Abstract: Participation among three groups is the key to conducting successful research in the area of violence against women; collaborations must exist between researchers, victim assistance professionals, and survivors of violence. The presentation contained in the videocassette utilizes a panel of researchers, educators, and service providers to examine various aspects concerning the merit of research and its value for survivors of violence and victim assistance professionals. The panel of experts discussed their viewpoints and experiences, especially in terms of the importance and value of research, barriers to successful collaborations, problems with students conducting research, ethical and cultural diversity issues, and the importance of feedback; they also made recommendations for improvements. In terms of the benefits of research the panel participants discussed the fact that researchers help them identify program strategies and program improvements that help practitioners better serve survivors of violence. Barriers to successful collaborations between the three key groups often exist and are exacerbated when practitioners and researchers do not share the same goals and objectives.
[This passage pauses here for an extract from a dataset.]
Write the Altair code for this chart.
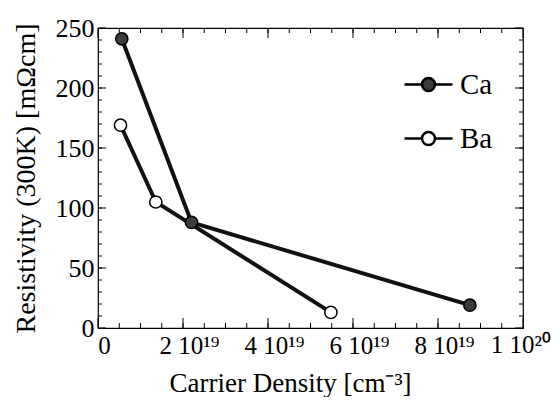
import altair as alt
import pandas as pd

# data (x in units of 1e19 cm^-3, y in mOhm cm)
series_names = ["Ca", "Ba"]
ca_x = [0.56, 2.2, 8.75]
ca_y = [241, 88, 19]
ba_x = [0.53, 1.36, 5.48]
ba_y = [169, 105, 13]

x_major = [0, 2, 4, 6, 8, 10]
x_labels = ["0", "2 10¹⁹", "4 10¹⁹", "6 10¹⁹", "8 10¹⁹", "1 10²⁰"]
x_minor = [i * 0.5 for i in range(1, 20)]
y_major = [0, 50, 100, 150, 200, 250]
y_minor = list(range(10, 250, 10))

FONT = "Liberation Serif"
W, H = 425, 300

df = pd.DataFrame({
    "x": ca_x + ba_x,
    "y": ca_y + ba_y,
    "series": ["Ca"] * len(ca_x) + ["Ba"] * len(ba_x),
})

# all but the last label go through the axis; the last one (at the right
# edge) is drawn as a right-aligned text so it stays inside the page
label_expr = ""
for v, l in zip(x_major[:-1], x_labels[:-1]):
    label_expr += f"datum.value == {v} ? '{l}' : "
label_expr += "''"
last_df = pd.DataFrame({"v": x_major[-1:], "label": x_labels[-1:]})

xs = alt.Scale(domain=[0, 10], nice=False, zero=False)
ys = alt.Scale(domain=[0, 250], nice=False, zero=False)

common = dict(ticks=False, domain=False, grid=False, labelFlush=False,
              labelOverlap=False, labelFont=FONT, labelColor="black",
              titleFont=FONT, titleFontWeight="normal", titleColor="black")

base = alt.Chart(df)

lines = base.mark_line(stroke="#111", strokeWidth=4).encode(
    x=alt.X("x:Q", scale=xs, title="Carrier Density [cm⁻³]",
            axis=alt.Axis(values=x_major, labelExpr=label_expr, labelPadding=5,
                          labelOffset=6, labelFontSize=25,
                          titleFontSize=27, titleX=192, titleY=63,
                          titleBaseline="alphabetic", **common)),
    y=alt.Y("y:Q", scale=ys, title="Resistivity (300K) [mΩcm]",
            axis=alt.Axis(values=y_major, labelPadding=4, labelFontSize=26,
                          titleFontSize=28, titleX=-72, titleY=150,
                          titleAlign="center", titleBaseline="middle", **common)),
    detail="series:N",
    order="x:Q",
)

last_label = alt.Chart(last_df).mark_text(
    align="right", baseline="top", dx=28, dy=5, font=FONT, fontSize=25, color="black"
).encode(x=alt.X("v:Q", scale=xs), y=alt.value(H), text="label:N")

legend_path = ("M-1,0L-0.27,0M0.27,0L1,0M-0.27,0A0.27,0.27,0,1,1,0.27,0"
               "A0.27,0.27,0,1,1,-0.27,0Z")

points = base.mark_point(filled=False, size=150, strokeWidth=1.5, opacity=1,
                         shape="circle", stroke="black").encode(
    x="x:Q",
    y="y:Q",
    fill=alt.Fill("series:N",
                  scale=alt.Scale(domain=series_names, range=["#3c3c3c", "white"]),
                  legend=alt.Legend(title=None, orient="none", legendX=305, legendY=31,
                                    symbolType=legend_path, symbolSize=2304,
                                    symbolStrokeColor="black", symbolStrokeWidth=2.5,
                                    symbolOpacity=1,
                                    labelFont=FONT, labelFontSize=29, labelColor="black",
                                    labelOffset=6, rowPadding=13, padding=0)),
)

def ticks_x(vals, length):
    d = pd.DataFrame({"v": vals})
    c = alt.Chart(d)
    bot = c.mark_rule(color="black", strokeWidth=1).encode(
        x=alt.X("v:Q", scale=xs), y=alt.value(H), y2=alt.value(H - length))
    top = c.mark_rule(color="black", strokeWidth=1).encode(
        x=alt.X("v:Q", scale=xs), y=alt.value(0), y2=alt.value(length))
    return [bot, top]

def ticks_y(vals, length):
    d = pd.DataFrame({"v": vals})
    c = alt.Chart(d)
    left = c.mark_rule(color="black", strokeWidth=1).encode(
        y=alt.Y("v:Q", scale=ys), x=alt.value(0), x2=alt.value(length))
    right = c.mark_rule(color="black", strokeWidth=1).encode(
        y=alt.Y("v:Q", scale=ys), x=alt.value(W), x2=alt.value(W - length))
    return [left, right]

layers = ([lines, points, last_label] + ticks_x(x_minor, 5) + ticks_x(x_major, 10) +
          ticks_y(y_minor, 4) + ticks_y(y_major, 8))

chart = alt.layer(*layers).properties(
    width=W, height=H,
    background="white",
    autosize=alt.AutoSizeParams(type="none"),
    padding={"left": 90, "top": 20, "right": 29, "bottom": 69},
).configure_view(
    stroke="black", strokeWidth=1.2
).configure_axis(**common)

chart.save("out.html", embed_options={"renderer": "svg", "actions": False})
Ethical concerns regarding the confidentiality and safety of the victims is also a concern when conducting research with survivors of violence. These ethical concerns may be made worse when inexperienced or ill supervised graduate students attempt to conduct research utilizing survivors of violence. The panel suggested that student researchers volunteer their time to help victims before research begins and that the students treat the survivors of violence as partners in research, not as merely subjects of research. Other topics discussed include the importance of integrating diverse cultural viewpoints into the research, the importance of clearly stating research goals and objectives, the importance of conducting research that is relevant to the lives and survival of victims of violence, and the importance of disseminating research findings in a timely manner. A Discussion Guide is provided with the videocassette to help facilitate discussion after viewing the panel discussion; the guide contains the main points discussed on the videocassette.
Main Term(s): Research; Research programs
Index Term(s): Female victims; Researcher subject relations; Social service agencies; Victims of violent crime
Note: VHS videocassette, color, 27 minutes, and 12 page pamphlet.